We will consider all areas of knowledge and bring the perspectives together through the collective story of D Division's Commitment to Reconciliation. The following is a list of D Division's proposed, and in progress, initiatives:

  • working closely with Indigenous Elders and Leaders to better understand RCMP protocols, and the underlying rationale for those protocols
  • continuing all initiatives already in progress
  • ensuring that D Division will maintain a family room for the families of MMIWG, Project Devote, and investigators, to use
  • ensuring the proper use of Indigenous symbols and traditions
  • enhancing the Rural Crime Watch and Crime Stoppers Programs
  • developing additional educational programming on gangs and drugs for Indigenous communities and schools through Crime Prevention Services and Indigenous Policing Services
  • continuing work on the First Nations Outreach Community Pilot Project
  • continuing to advocate for an enhanced operational Community Mobilization Team to provide specialized crime prevention, intervention, and education, in communities that need it most
  • continued development of an intervention and innovation unit to examine, research, and implement
  • best practices in reducing violence towards women and children
  • revitalization of exploited persons presentations
  • working with the CO's Indigenous Advisory Council to develop greater oversight and accountability, in support of the D Division Reconciliation Story
  • continuing to work with the community justice forums on Restorative Justice initiatives, and with the provincial coordinator, as it relates to D Division's Restorative Justice Plan
  • continuing to work on the MMIWG Report recommendations and finding ways to implement recommendations and calls to action in D Division RCMP, including addressing the following at the divisional level:
    • Core Policing Functions – enhancing and improving investigations, prevention, education, Indigenous units and policing
    • Police Administration and Operations – enhancing victim services, recruiting and retention, advisory committee and oversight, research, and reporting
    • Reconciliation, Communication and Partnerships – improved communication, reconciliation, and meaningful partnerships
  • supporting National RCMP Vision 150 objective of providing leading edge policing services
  • addressing employee misconduct immediately, and swiftly, when it arises, and continuing to enforce RCMP Code of Conduct.

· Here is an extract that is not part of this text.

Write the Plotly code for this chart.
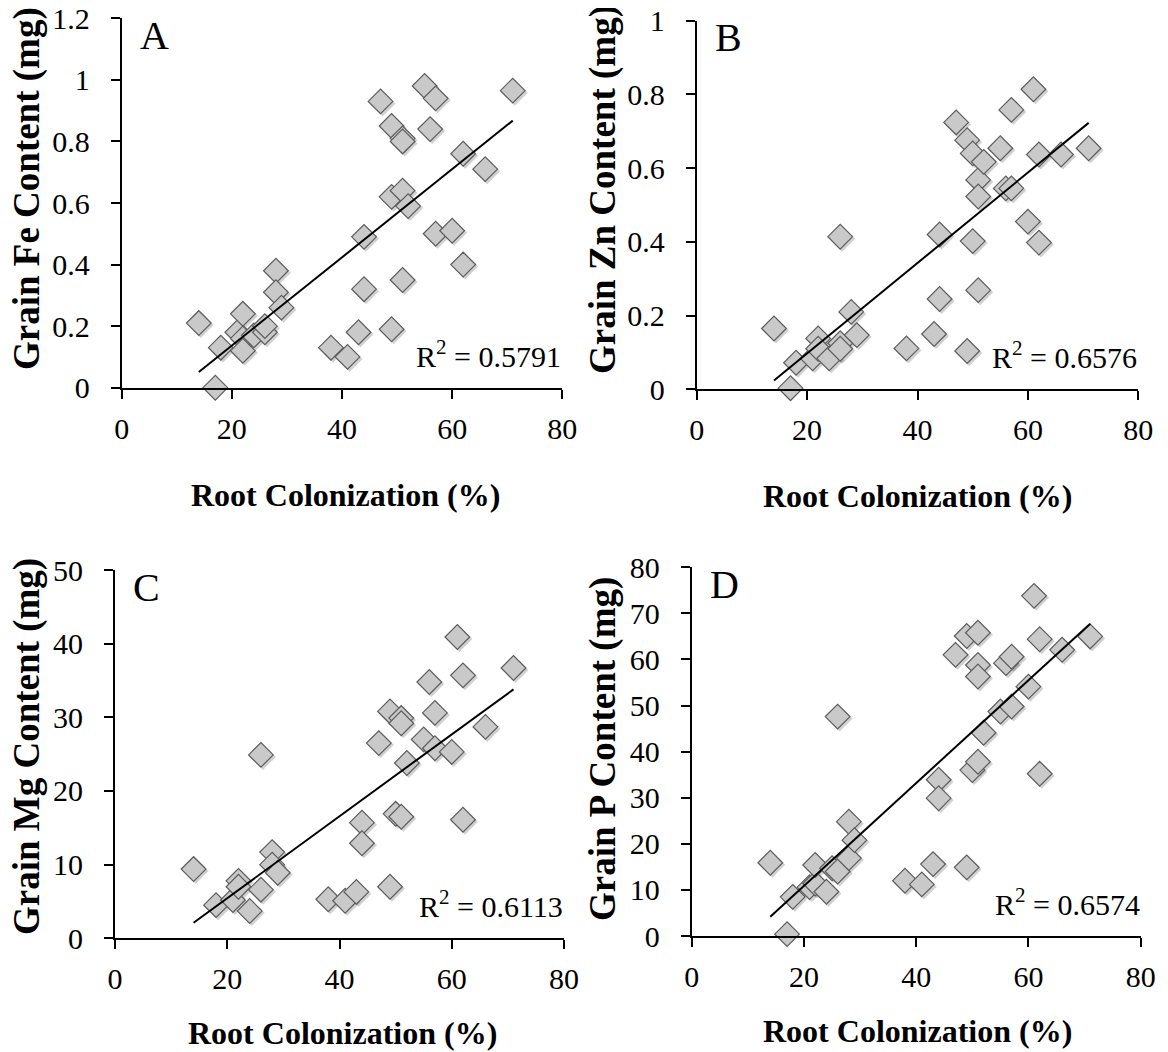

The list will be added to, and revised over time, based on the direction and guidance we receive from Manitoba's First Nation, Inuit, and Metis Peoples. The four substantive areas for reconciliation, and the proposed initiatives, are at various stages of development.

The next chapter

D Division's Reconciliation Story does not conclude here; it is a living document. We will take what we have learned and go back to our First Nations, Metis and Inuit, Peoples.  We will present them with this living document, and ask them if we are on the right path. We will, once again, seek their help to show us the way, and we will listen and reflect deeply on the wisdom they graciously provide us. We will not stop at reflecting deeply; we will also act and continue to engage, to evaluate our growth together. We will take concrete steps towards reconciliation based on the lessons we learn. Together, side by side, we will move forward in our story of reconciliation.